**Task brief**
Copy all the data exactly, except the pictures.

**Data excerpt**
.....
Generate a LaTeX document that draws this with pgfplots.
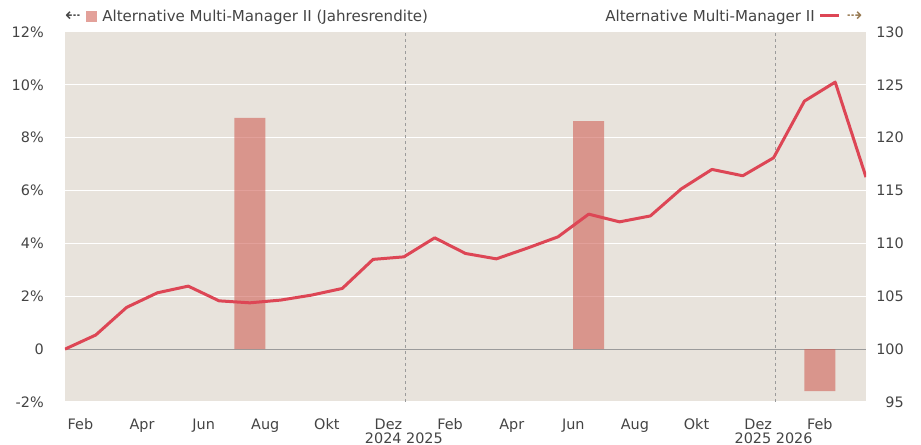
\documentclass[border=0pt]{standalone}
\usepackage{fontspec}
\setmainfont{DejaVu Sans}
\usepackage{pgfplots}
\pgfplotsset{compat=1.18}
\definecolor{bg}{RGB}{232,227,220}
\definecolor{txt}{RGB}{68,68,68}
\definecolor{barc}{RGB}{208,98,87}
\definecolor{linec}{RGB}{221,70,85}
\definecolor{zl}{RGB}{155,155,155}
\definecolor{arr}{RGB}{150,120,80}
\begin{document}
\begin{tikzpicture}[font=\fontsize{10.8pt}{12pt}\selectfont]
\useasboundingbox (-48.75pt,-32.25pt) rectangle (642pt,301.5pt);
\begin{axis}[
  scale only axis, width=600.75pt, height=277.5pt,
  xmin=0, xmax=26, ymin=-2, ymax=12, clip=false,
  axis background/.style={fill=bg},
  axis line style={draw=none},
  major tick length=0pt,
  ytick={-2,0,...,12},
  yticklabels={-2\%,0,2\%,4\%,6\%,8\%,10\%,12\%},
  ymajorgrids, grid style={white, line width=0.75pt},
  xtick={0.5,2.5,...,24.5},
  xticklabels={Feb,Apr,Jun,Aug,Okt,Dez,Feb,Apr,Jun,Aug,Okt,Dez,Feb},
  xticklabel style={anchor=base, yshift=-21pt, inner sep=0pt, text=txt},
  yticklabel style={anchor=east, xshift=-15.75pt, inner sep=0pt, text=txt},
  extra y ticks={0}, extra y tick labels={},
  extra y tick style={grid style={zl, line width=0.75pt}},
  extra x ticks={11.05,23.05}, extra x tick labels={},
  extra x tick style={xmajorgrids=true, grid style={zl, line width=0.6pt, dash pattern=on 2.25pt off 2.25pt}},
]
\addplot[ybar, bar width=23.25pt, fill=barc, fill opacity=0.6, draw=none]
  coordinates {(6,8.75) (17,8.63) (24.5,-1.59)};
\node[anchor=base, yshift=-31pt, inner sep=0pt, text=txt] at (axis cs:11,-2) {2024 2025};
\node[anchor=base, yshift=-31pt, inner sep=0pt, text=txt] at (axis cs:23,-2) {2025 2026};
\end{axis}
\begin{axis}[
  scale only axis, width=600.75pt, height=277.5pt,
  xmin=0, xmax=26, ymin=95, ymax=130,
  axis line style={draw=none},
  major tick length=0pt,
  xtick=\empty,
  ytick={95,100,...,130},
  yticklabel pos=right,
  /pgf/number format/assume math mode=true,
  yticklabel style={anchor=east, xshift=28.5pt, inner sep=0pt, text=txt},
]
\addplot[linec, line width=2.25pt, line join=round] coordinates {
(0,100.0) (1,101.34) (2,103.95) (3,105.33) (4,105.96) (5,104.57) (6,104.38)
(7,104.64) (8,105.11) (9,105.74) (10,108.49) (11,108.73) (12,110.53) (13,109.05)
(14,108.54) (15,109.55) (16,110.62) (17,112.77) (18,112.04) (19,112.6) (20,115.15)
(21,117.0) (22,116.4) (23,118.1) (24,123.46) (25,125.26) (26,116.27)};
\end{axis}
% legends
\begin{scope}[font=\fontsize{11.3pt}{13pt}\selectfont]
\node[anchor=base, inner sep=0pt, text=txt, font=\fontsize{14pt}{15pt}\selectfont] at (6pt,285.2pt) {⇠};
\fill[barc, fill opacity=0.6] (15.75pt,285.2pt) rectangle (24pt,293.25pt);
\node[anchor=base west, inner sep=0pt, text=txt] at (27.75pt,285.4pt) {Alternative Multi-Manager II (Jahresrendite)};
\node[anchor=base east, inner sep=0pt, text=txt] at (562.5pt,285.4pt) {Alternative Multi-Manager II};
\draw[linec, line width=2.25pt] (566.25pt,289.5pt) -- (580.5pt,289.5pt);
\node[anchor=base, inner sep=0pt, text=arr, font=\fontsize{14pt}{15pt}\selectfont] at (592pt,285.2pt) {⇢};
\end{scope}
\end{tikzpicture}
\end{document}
.....
**Final result**
Generate a LaTeX document that draws this with pgfplots.
\documentclass[border=0pt]{standalone}
\usepackage{fontspec}
\setmainfont{DejaVu Sans}
\usepackage{pgfplots}
\pgfplotsset{compat=1.18}
\definecolor{bg}{RGB}{232,227,220}
\definecolor{txt}{RGB}{68,68,68}
\definecolor{barc}{RGB}{208,98,87}
\definecolor{linec}{RGB}{221,70,85}
\definecolor{zl}{RGB}{155,155,155}
\definecolor{arr}{RGB}{150,120,80}
\begin{document}
\begin{tikzpicture}[font=\fontsize{10.8pt}{12pt}\selectfont]
\useasboundingbox (-48.75pt,-32.25pt) rectangle (642pt,301.5pt);
\begin{axis}[
  scale only axis, width=600.75pt, height=277.5pt,
  xmin=0, xmax=26, ymin=-2, ymax=12, clip=false,
  axis background/.style={fill=bg},
  axis line style={draw=none},
  major tick length=0pt,
  ytick={-2,0,...,12},
  yticklabels={-2\%,0,2\%,4\%,6\%,8\%,10\%,12\%},
  ymajorgrids, grid style={white, line width=0.75pt},
  xtick={0.5,2.5,...,24.5},
  xticklabels={Feb,Apr,Jun,Aug,Okt,Dez,Feb,Apr,Jun,Aug,Okt,Dez,Feb},
  xticklabel style={anchor=base, yshift=-21pt, inner sep=0pt, text=txt},
  yticklabel style={anchor=east, xshift=-15.75pt, inner sep=0pt, text=txt},
  extra y ticks={0}, extra y tick labels={},
  extra y tick style={grid style={zl, line width=0.75pt}},
  extra x ticks={11.05,23.05}, extra x tick labels={},
  extra x tick style={xmajorgrids=true, grid style={zl, line width=0.6pt, dash pattern=on 2.25pt off 2.25pt}},
]
\addplot[ybar, bar width=23.25pt, fill=barc, fill opacity=0.6, draw=none]
  coordinates {(6,8.75) (17,8.63) (24.5,-1.59)};
\node[anchor=base, yshift=-31pt, inner sep=0pt, text=txt] at (axis cs:11,-2) {2024 2025};
\node[anchor=base, yshift=-31pt, inner sep=0pt, text=txt] at (axis cs:23,-2) {2025 2026};
\end{axis}
\begin{axis}[
  scale only axis, width=600.75pt, height=277.5pt,
  xmin=0, xmax=26, ymin=95, ymax=130,
  axis line style={draw=none},
  major tick length=0pt,
  xtick=\empty,
  ytick={95,100,...,130},
  yticklabel pos=right,
  /pgf/number format/assume math mode=true,
  yticklabel style={anchor=east, xshift=28.5pt, inner sep=0pt, text=txt},
]
\addplot[linec, line width=2.25pt, line join=round] coordinates {
(0,100.0) (1,101.34) (2,103.95) (3,105.33) (4,105.96) (5,104.57) (6,104.38)
(7,104.64) (8,105.11) (9,105.74) (10,108.49) (11,108.73) (12,110.53) (13,109.05)
(14,108.54) (15,109.55) (16,110.62) (17,112.77) (18,112.04) (19,112.6) (20,115.15)
(21,117.0) (22,116.4) (23,118.1) (24,123.46) (25,125.26) (26,116.27)};
\end{axis}
% legends
\begin{scope}[font=\fontsize{11.3pt}{13pt}\selectfont]
\node[anchor=base, inner sep=0pt, text=txt, font=\fontsize{14pt}{15pt}\selectfont] at (6pt,285.2pt) {⇠};
\fill[barc, fill opacity=0.6] (15.75pt,285.2pt) rectangle (24pt,293.25pt);
\node[anchor=base west, inner sep=0pt, text=txt] at (27.75pt,285.4pt) {Alternative Multi-Manager II (Jahresrendite)};
\node[anchor=base east, inner sep=0pt, text=txt] at (562.5pt,285.4pt) {Alternative Multi-Manager II};
\draw[linec, line width=2.25pt] (566.25pt,289.5pt) -- (580.5pt,289.5pt);
\node[anchor=base, inner sep=0pt, text=arr, font=\fontsize{14pt}{15pt}\selectfont] at (592pt,285.2pt) {⇢};
\end{scope}
\end{tikzpicture}
\end{document}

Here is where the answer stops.